Learning Spatial Statistics?

Spatial statistics, like most statistical methods, is a large topic. If you would like spatial statistical theory presented in a statistical/mathematical framework my favorite is Cressie's book "Statistics for Spatial Data".

Since Diggle's point process book is out of print, A good alternative, specific to point pattern analysis, is "Statistical Analysis and Modelling of Spatial Point Patterns".

A great overview of spatial statistics in ecology is Fortin & Dale's "Spatial Analysis: A Guide for Ecologists.

For implementation of spatial Hierarchical Bayesian Modelling there is "Hierarchical Modeling and Analysis for Spatial Data".

I really like Gilks "Markov Chain Monte Carlo in Practice" for an introduction of Monte Carlo approaches.

For an introduction to geostatistics the standard is Isaaks & Srivastava's "An Introduction to Applied Geostatistics"

This is by no means a comprehensive list but are some of the books that I refer graduate students to.

You can start by checking the Geospatial Analysis - A comprehensive guide.

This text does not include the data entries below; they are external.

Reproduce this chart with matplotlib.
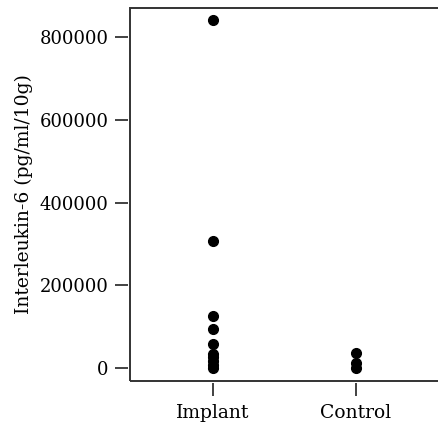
import matplotlib
matplotlib.use("Agg")
import matplotlib.pyplot as plt
from matplotlib.patches import Rectangle

groups = ["Implant", "Control"]
implant = [840000, 308000, 125000, 94000, 58000, 34000, 26000, 17000, 8000, 0]
control = [36000, 13000, 0]
yticks = [0, 200000, 400000, 600000, 800000]

plt.rcParams['font.family'] = ['DejaVu Serif']

fig = plt.figure(figsize=(4.38, 4.25), dpi=100)
ax = fig.add_axes([130/438, 44/425, 1.0 - 130/438, 373/425])

ax.plot([1]*len(implant), implant, 'o', color='black', markersize=7)
ax.plot([2]*len(control), control, 'o', color='black', markersize=7)

ax.set_xlim(0.42, 2.573)
ax.set_ylim(-31400, 870100)

# box drawn by hand, spines pushed out so ticks sit off the box like R
ax.add_patch(Rectangle((0, 0), 1.2, 1, transform=ax.transAxes, fill=False,
                       edgecolor='#333333', linewidth=1.4, clip_on=False))
for s in ['top', 'right']:
    ax.spines[s].set_visible(False)
for s in ['left', 'bottom']:
    ax.spines[s].set_position(('outward', 1.5))
    ax.spines[s].set_visible(False)

ax.set_xticks([1, 2])
ax.set_xticklabels(groups)
ax.set_yticks(yticks)
ax.set_yticklabels([str(v) for v in yticks])
ax.tick_params(direction='out', length=9.5, width=1.3, color='#333333',
               labelsize=13, pad=4.5)
ax.tick_params(axis='x', labelsize=13.5, pad=5.5)
ax.set_ylabel("Interleukin-6 (pg/ml/10g)", fontsize=13.5, labelpad=5)

fig.savefig("out.png", dpi=100)
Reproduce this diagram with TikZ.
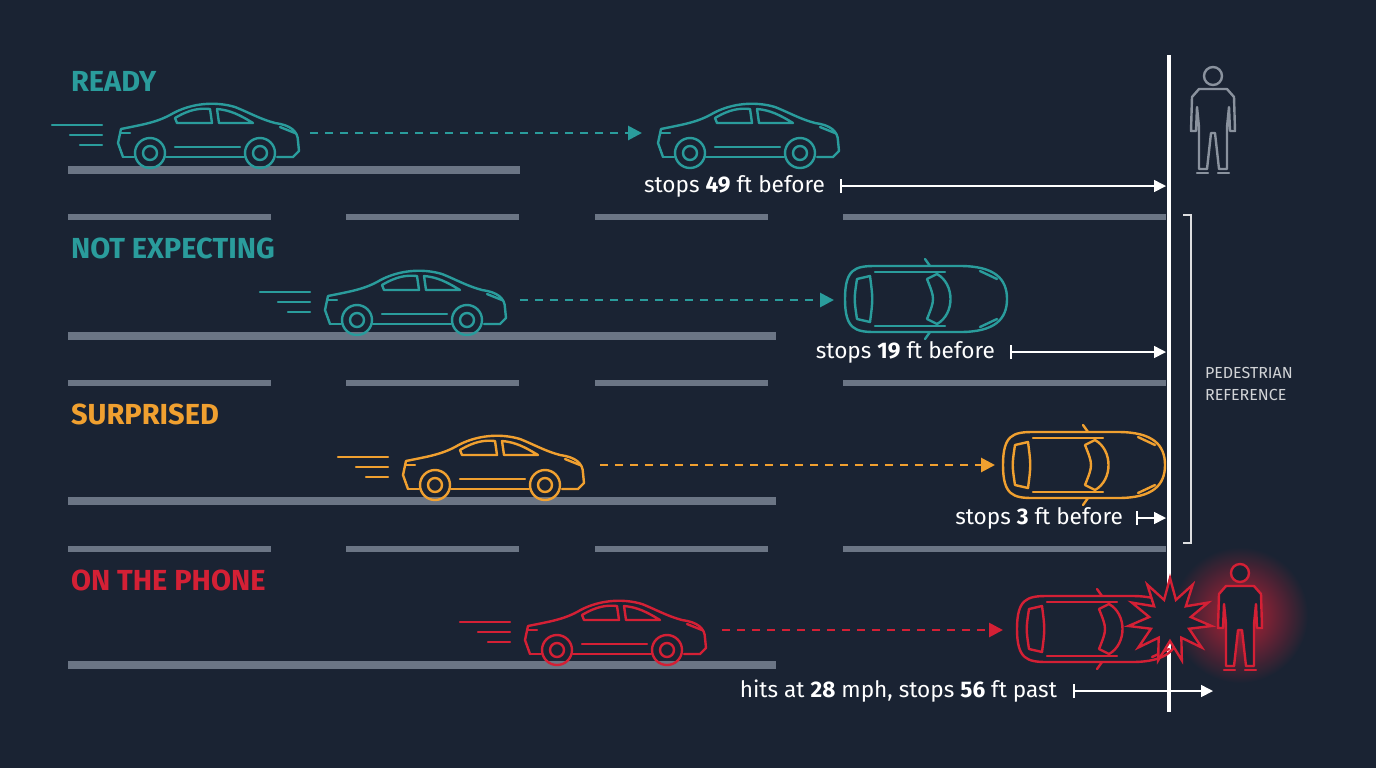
\documentclass[tikz,border=0pt]{standalone}
\usepackage{fontspec}
\setmainfont{Fira Sans}
\usetikzlibrary{arrows.meta,shapes.geometric}
\definecolor{bg}{HTML}{1A2333}
\definecolor{teal}{HTML}{2A9C9C}
\definecolor{orng}{HTML}{F0A030}
\definecolor{redc}{HTML}{D42035}
\definecolor{road}{HTML}{6B7585}
\definecolor{pgray}{HTML}{8A929E}
\begin{document}
\begin{tikzpicture}[x=0.5pt,y=-0.5pt,
  roadline/.style={road,line width=4pt},
  laneline/.style={road,line width=3pt},
  carline/.style={line width=1.2pt,line join=round,line cap=round},
  trail/.style={line width=1.4pt,dash pattern=on 4pt off 3.5pt},
  label/.style={font=\bfseries\fontsize{14.5}{14.5}\selectfont,anchor=west},
  meas/.style={font=\fontsize{11.3}{11.3}\selectfont,text=white,anchor=east},
  measarrow/.style={white,line width=0.8pt,{Bar[width=7pt]}-{Triangle[length=6pt,width=6pt]}},
  sidecar/.pic={
    \draw[carline] (8,-6) -- (3,-20) -- (6,-34) .. controls (25,-38) and (40,-40) .. (55,-48)
      .. controls (75,-60) and (100,-62) .. (120,-56) .. controls (135,-50) and (145,-44) .. (160,-40)
      .. controls (175,-38) and (183,-32) .. (183,-22) -- (184,-12) -- (178,-6) -- (162,-6);
    \draw[carline] (8,-6) -- (19,-6);
    \draw[carline] (51,-6) -- (129,-6);
    \draw[carline] (35,-10) circle (15) (35,-10) circle (7);
    \draw[carline] (145,-10) circle (15) (145,-10) circle (7);
    \draw[carline] (60,-45) .. controls (75,-54) and (85,-55) .. (95,-54) -- (97,-40) -- (62,-40) -- cycle;
    \draw[carline] (102,-54) .. controls (115,-53) and (125,-48) .. (138,-40) -- (104,-40) -- cycle;
    \draw[carline] (60,-16) -- (125,-16);
    \draw[carline] (5,-30) -- (15,-30);
    \draw[carline] (165,-36) -- (180,-30);
  },
  speed/.pic={
    \draw[carline] (0,-38) -- (50,-38) (18,-28) -- (50,-28) (28,-18) -- (50,-18);
  },
  topcar/.pic={
    \draw[carline] (-80,0) .. controls (-80,-30) and (-70,-33) .. (-50,-33) -- (35,-33)
      .. controls (70,-33) and (82,-20) .. (82,0) .. controls (82,20) and (70,33) .. (35,33)
      -- (-50,33) .. controls (-70,33) and (-80,30) .. (-80,0) -- cycle;
    \draw[carline] (-68,-20) -- (-55,-23) .. controls (-52,0) .. (-55,23) -- (-68,20) .. controls (-71,0) .. (-68,-20) -- cycle;
    \draw[carline] (12,-25) .. controls (30,-15) and (30,15) .. (12,25) -- (2,20) .. controls (10,0) .. (2,-20) -- cycle;
    \draw[carline] (-50,-27) -- (20,-27) (-50,27) -- (20,27);
    \draw[carline] (5,-33) -- (0,-40) (5,33) -- (0,40);
    \draw[carline] (55,-28) -- (72,-20) (55,28) -- (72,20);
  },
  person/.pic={
    \draw[carline,fill=bg] (0,-97) circle (9);
    \draw[carline,fill=bg] (-14,-84) -- (14,-84) -- (21,-76) -- (22,-42) -- (17,-42) -- (16,-66) -- (14,-46)
      -- (14,-4) -- (6,-4) -- (2,-40) -- (-2,-40) -- (-6,-4) -- (-14,-4) -- (-14,-46) -- (-16,-66)
      -- (-17,-42) -- (-22,-42) -- (-21,-76) -- cycle;
    \draw[carline] (-16,0) -- (-5,0) (5,0) -- (16,0);
  }]
\fill[bg] (0,0) rectangle (1376,768);
\useasboundingbox (0,0) rectangle (1376,768);

% roads
\foreach \y/\e in {170/520,336/776,501/776,665/776} \draw[roadline] (68,\y) -- (\e,\y);
\foreach \y in {217,383,549} {
  \draw[laneline] (68,\y) -- (271,\y);
  \draw[laneline] (346,\y) -- (519,\y);
  \draw[laneline] (595,\y) -- (768,\y);
  \draw[laneline] (843,\y) -- (1166,\y);
}

% glow
\shade[inner color=redc!85!bg, outer color=bg] (1240,615) circle (68);

% reference line
\draw[white,line width=2.2pt] (1169,55) -- (1169,712);

% row 1
\node[label,text=teal] (l1) at (64,81) {READY};
\pic[teal] at (52,163) {speed};
\pic[teal] at (115,163) {sidecar};
\pic[teal] at (655,163) {sidecar};
\coordinate (d1a) at (310,133); \coordinate (d1b) at (642,133);
\draw[teal,trail,-{Triangle[length=7pt,width=7pt]}] (d1a) -- (d1b);
\node[meas] (m1) at (832,186) {stops \textbf{49} ft before};
\coordinate (a1a) at (840,186); \coordinate (a1b) at (1166,186);
\draw[measarrow] (a1a) -- (a1b);
\pic[pgray] at (1213,173) {person};

% row 2
\node[label,text=teal] (l2) at (64,248) {NOT EXPECTING};
\pic[teal] at (260,330) {speed};
\pic[teal] at (322,330) {sidecar};
\coordinate (d2a) at (520,300); \coordinate (d2b) at (834,300);
\draw[teal,trail,-{Triangle[length=7pt,width=7pt]}] (d2a) -- (d2b);
\pic[teal] at (925,299) {topcar};
\node[meas] (m2) at (1002,352) {stops \textbf{19} ft before};
\coordinate (a2a) at (1010,352); \coordinate (a2b) at (1166,352);
\draw[measarrow] (a2a) -- (a2b);

% row 3
\node[label,text=orng] (l3) at (64,414) {SURPRISED};
\pic[orng] at (338,495) {speed};
\pic[orng] at (400,495) {sidecar};
\coordinate (d3a) at (600,465); \coordinate (d3b) at (995,465);
\draw[orng,trail,-{Triangle[length=7pt,width=7pt]}] (d3a) -- (d3b);
\pic[orng] at (1083,465) {topcar};
\node[meas] (m3) at (1130,518) {stops \textbf{3} ft before};
\coordinate (a3a) at (1136,518); \coordinate (a3b) at (1166,518);
\draw[measarrow] (a3a) -- (a3b);

% row 4
\node[label,text=redc] (l4) at (64,580) {ON THE PHONE};
\pic[redc] at (460,660) {speed};
\pic[redc] at (522,660) {sidecar};
\coordinate (d4a) at (722,630); \coordinate (d4b) at (1003,630);
\draw[redc,trail,-{Triangle[length=7pt,width=7pt]}] (d4a) -- (d4b);
\pic[redc] at (1097,629) {topcar};
\node[star,star points=11,star point ratio=2.0,minimum size=84*0.5pt,draw=redc,fill=bg,line width=1.2pt,inner sep=0pt] (burst) at (1170,620) {};
\pic[redc] at (1240,670) {person};
\node[meas] (m4) at (1064,691) {hits at \textbf{28} mph, stops \textbf{56} ft past};
\coordinate (a4a) at (1073,691); \coordinate (a4b) at (1213,691);
\draw[measarrow] (a4a) -- (a4b);

% bracket
\draw[white!85!bg,line width=0.8pt] (1183,215) -- (1191,215) -- (1191,543) -- (1183,543);
\node[anchor=west,align=left,text=white!80!bg,font=\fontsize{8}{11}\selectfont] (ped) at (1198,384) {PEDESTRIAN\\REFERENCE};
\end{tikzpicture}
\end{document}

The entire book is online: http://www.spatialanalysisonline.com/

Since spatial statistics are very often implemented in R, my go-to book is Applied Spatial Data Analysis by Bivand et al. 2008. This book is great in describing how to tie together spatial data with spatial statistics. For example, how do you go from a collection of XY coordinates describing tree locations to determining whether or not they are clustered, random or uniformly distributed? There are many books that describe the intricacies of spatial statistics, yet few of those actually describe how to implement these statistics.